Fiscal Impact on the Department of Natural Resources

 

The Department of Natural Resources anticipates the issuance of apprentice licenses and permits, as well as the exemption for hunter education courses, will encourage individuals with limited hunting or trapping experience to buy regular licenses and permits in the future, thus potentially increasing license and permit revenues. Currently, the Department does not have an estimate of the potential gain in revenue from the issuance of apprentice hunting licenses, if any, or an estimate of future revenue from such individuals ultimately purchasing a regular license or permit. All revenues will be dependent on the sale of licenses and permits. Also, since hunter education courses are currently free, the exemption for apprentice licenses and permits would have no fiscal impact.

 

As far as additional expenditures, the Department may experience minimal expenditure increases to adopt rules necessary to administer the issuance of apprentice hunting licenses and apprentice fur taker permits, develop the apprentice hunting licenses, distribute these licenses to local vendors, and provide additional wildlife law enforcement.
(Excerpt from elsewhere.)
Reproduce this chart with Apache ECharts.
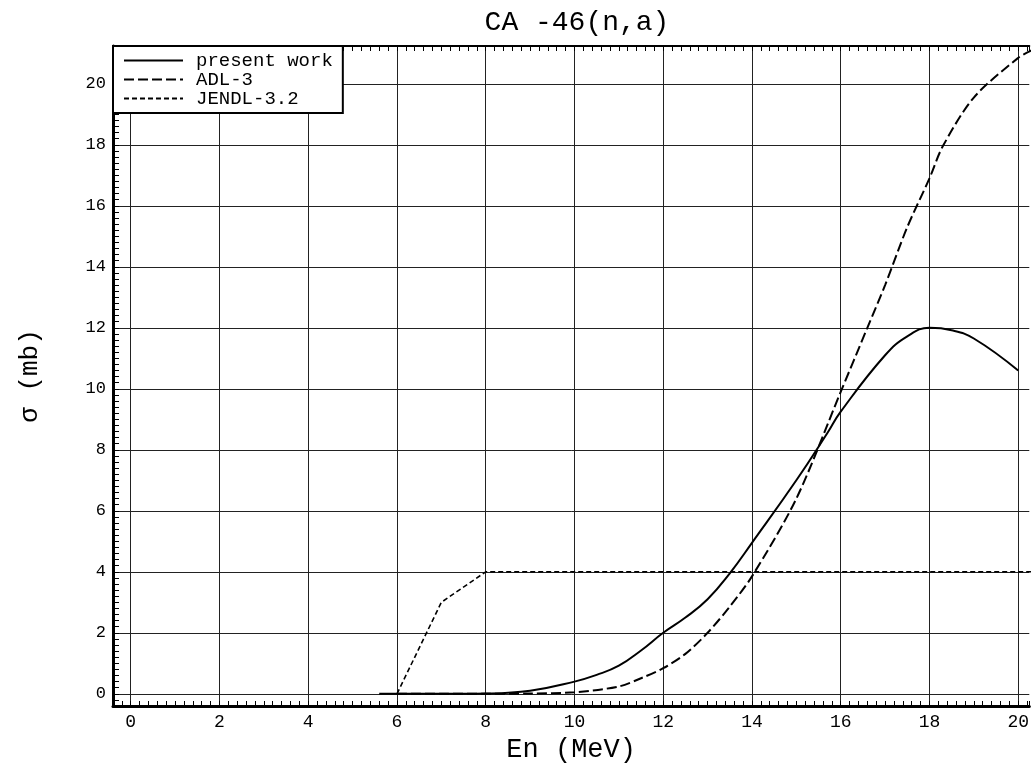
<!DOCTYPE html>
<html>
<head>
<meta charset="utf-8">
<script src="https://cdn.jsdelivr.net/npm/echarts@6/dist/echarts.min.js"></script>
<style>html,body{margin:0;padding:0;background:#fff}#c{width:1032px;height:770px}</style>
</head>
<body>
<div id="c"></div>
<script>
// ---- data ----
const xTicks = [0, 2, 4, 6, 8, 10, 12, 14, 16, 18, 20];
const yTicks = [0, 2, 4, 6, 8, 10, 12, 14, 16, 18, 20];

const pwX = [5.6, 6, 7, 8, 9, 10, 10.5, 11, 11.5, 12, 12.5, 13, 13.5, 14, 15, 15.7, 16, 17, 17.5, 18, 18.5, 19, 20];
const pwY = [0, 0, 0, 0.01, 0.1, 0.4, 0.62, 0.92, 1.42, 2.0, 2.5, 3.1, 3.95, 4.95, 7.0, 8.55, 9.25, 11.1, 11.72, 12.0, 11.92, 11.65, 10.6];

const adlX = [6, 7, 8, 9, 10, 11, 11.5, 12, 12.5, 13, 13.5, 14, 15, 16, 16.6, 17, 17.5, 18, 18.3, 19, 20, 20.3];
const adlY = [0, 0, 0, 0.01, 0.05, 0.24, 0.51, 0.84, 1.31, 2.0, 2.86, 3.85, 6.4, 9.9, 12.0, 13.4, 15.3, 16.9, 17.95, 19.55, 20.85, 21.1];

const jendlX = [6, 7, 8, 20.3];
const jendlY = [0, 3.0, 4.0, 4.0];

const seriesNames = ['present work', 'ADL-3', 'JENDL-3.2'];

const pairs = (xs, ys) => xs.map((x, i) => [x, ys[i]]);

const FONT = '"Liberation Mono", "DejaVu Sans Mono", monospace';
const X_MIN = -0.4, X_MAX = 20.25, Y_MIN = -0.4, Y_MAX = 21.24;

const chart = echarts.init(document.getElementById('c'), null, {renderer: 'canvas'});
chart.setOption({
  animation: false,
  backgroundColor: '#fff',
  title: {
    text: 'CA -46(n,a)',
    left: 572, top: 4, textAlign: 'center',
    textStyle: {fontFamily: FONT, fontSize: 28, fontWeight: 'normal', color: '#000'}
  },
  grid: {left: 113, right: 0, top: 46, bottom: 64, containLabel: false},
  legend: {
    orient: 'vertical',
    left: 113, top: 46,
    padding: [5, 10, 5, 10],
    itemGap: 0,
    itemWidth: 59, itemHeight: 19,
    backgroundColor: '#fff',
    borderColor: '#000', borderWidth: 2,
    data: seriesNames,
    itemStyle: {opacity: 0, borderWidth: 0},
    textStyle: {fontFamily: FONT, fontSize: 19, color: '#000', lineHeight: 19, padding: [0, 0, 0, 8]}
  },
  xAxis: [
    {
      type: 'value', min: X_MIN, max: X_MAX, position: 'bottom',
      name: 'En (MeV)', nameLocation: 'middle', nameGap: 29,
      nameTextStyle: {fontFamily: FONT, fontSize: 27, color: '#000'},
      axisLine: {show: true, onZero: false, lineStyle: {color: '#000', width: 3}},
      axisTick: {show: true, inside: true, length: 5, customValues: xTicks, lineStyle: {color: '#000', width: 1}},
      axisLabel: {show: true, customValues: xTicks, margin: 7, fontFamily: FONT, fontSize: 18, color: '#000'},
      splitLine: {show: true, lineStyle: {color: '#222', width: 1}}
    },
    {
      type: 'value', min: X_MIN, max: X_MAX, interval: 0.2, position: 'bottom',
      axisLine: {show: false, onZero: false},
      axisTick: {show: true, inside: true, length: 5, lineStyle: {color: '#000', width: 1}},
      axisLabel: {show: false}, splitLine: {show: false}
    },
    {
      type: 'value', min: X_MIN, max: X_MAX, interval: 0.2, position: 'top',
      axisLine: {show: true, onZero: false, lineStyle: {color: '#000', width: 2}},
      axisTick: {show: true, inside: true, length: 5, lineStyle: {color: '#000', width: 1}},
      axisLabel: {show: false}, splitLine: {show: false}
    }
  ],
  yAxis: [
    {
      type: 'value', min: Y_MIN, max: Y_MAX, position: 'left',
      name: 'σ (mb)', nameLocation: 'middle', nameGap: 70, nameRotate: 90,
      nameTextStyle: {fontFamily: FONT, fontSize: 26, color: '#000'},
      axisLine: {show: true, onZero: false, lineStyle: {color: '#000', width: 3}},
      axisTick: {show: true, inside: true, length: 6, customValues: yTicks, lineStyle: {color: '#000', width: 1}},
      axisLabel: {show: true, customValues: yTicks, margin: 7, fontFamily: FONT, fontSize: 17, color: '#000'},
      splitLine: {show: true, lineStyle: {color: '#222', width: 1}}
    },
    {
      type: 'value', min: Y_MIN, max: Y_MAX, interval: 0.2, position: 'left',
      axisLine: {show: false, onZero: false},
      axisTick: {show: true, inside: true, length: 6, lineStyle: {color: '#000', width: 1}},
      axisLabel: {show: false}, splitLine: {show: false}
    }
  ],
  series: [
    {
      name: seriesNames[0], type: 'line', xAxisIndex: 0, yAxisIndex: 0,
      data: pairs(pwX, pwY), showSymbol: false, symbol: 'none', smooth: 0.45,
      lineStyle: {color: '#000', width: 2, type: 'solid'},
      itemStyle: {color: '#000'}
    },
    {
      name: seriesNames[1], type: 'line', xAxisIndex: 0, yAxisIndex: 0,
      data: pairs(adlX, adlY), showSymbol: false, symbol: 'none', smooth: 0.3,
      lineStyle: {color: '#000', width: 2, type: [10, 4]},
      itemStyle: {color: '#000'}
    },
    {
      name: seriesNames[2], type: 'line', xAxisIndex: 0, yAxisIndex: 0,
      data: pairs(jendlX, jendlY), showSymbol: false, symbol: 'none', smooth: false,
      lineStyle: {color: '#000', width: 1.6, type: [5, 3]},
      itemStyle: {color: '#000'}
    }
  ]
});
</script>
</body>
</html>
The Department indicates any additional costs will be covered with currently budgeted appropriations.

 

Any potential increase in revenues or expenditures will affect the Division of Wildlife Conservation Fund (Fund 015) and the Wetlands Habitat Fund (Fund 816). The Wildlife Conservation Fund (Fund 015) receives hunting and fishing license fee revenue to support the operations of the Division of Wildlife. The Wetlands Habitat Fund (Fund 816) receives revenue from the Ohio Wetlands Stamp Fee. The Ohio Wetlands Stamp Fee is required for hunting wild ducks, geese, or waterfowl. Sixty percent of the money in Fund 816 is used by the Division of Wildlife for the acquisition, development, management, and preservation of waterfowl areas in the state. The remaining 40% is granted to nonprofit groups for projects that provide habitats in Canada for waterfowl with migration routes across Ohio.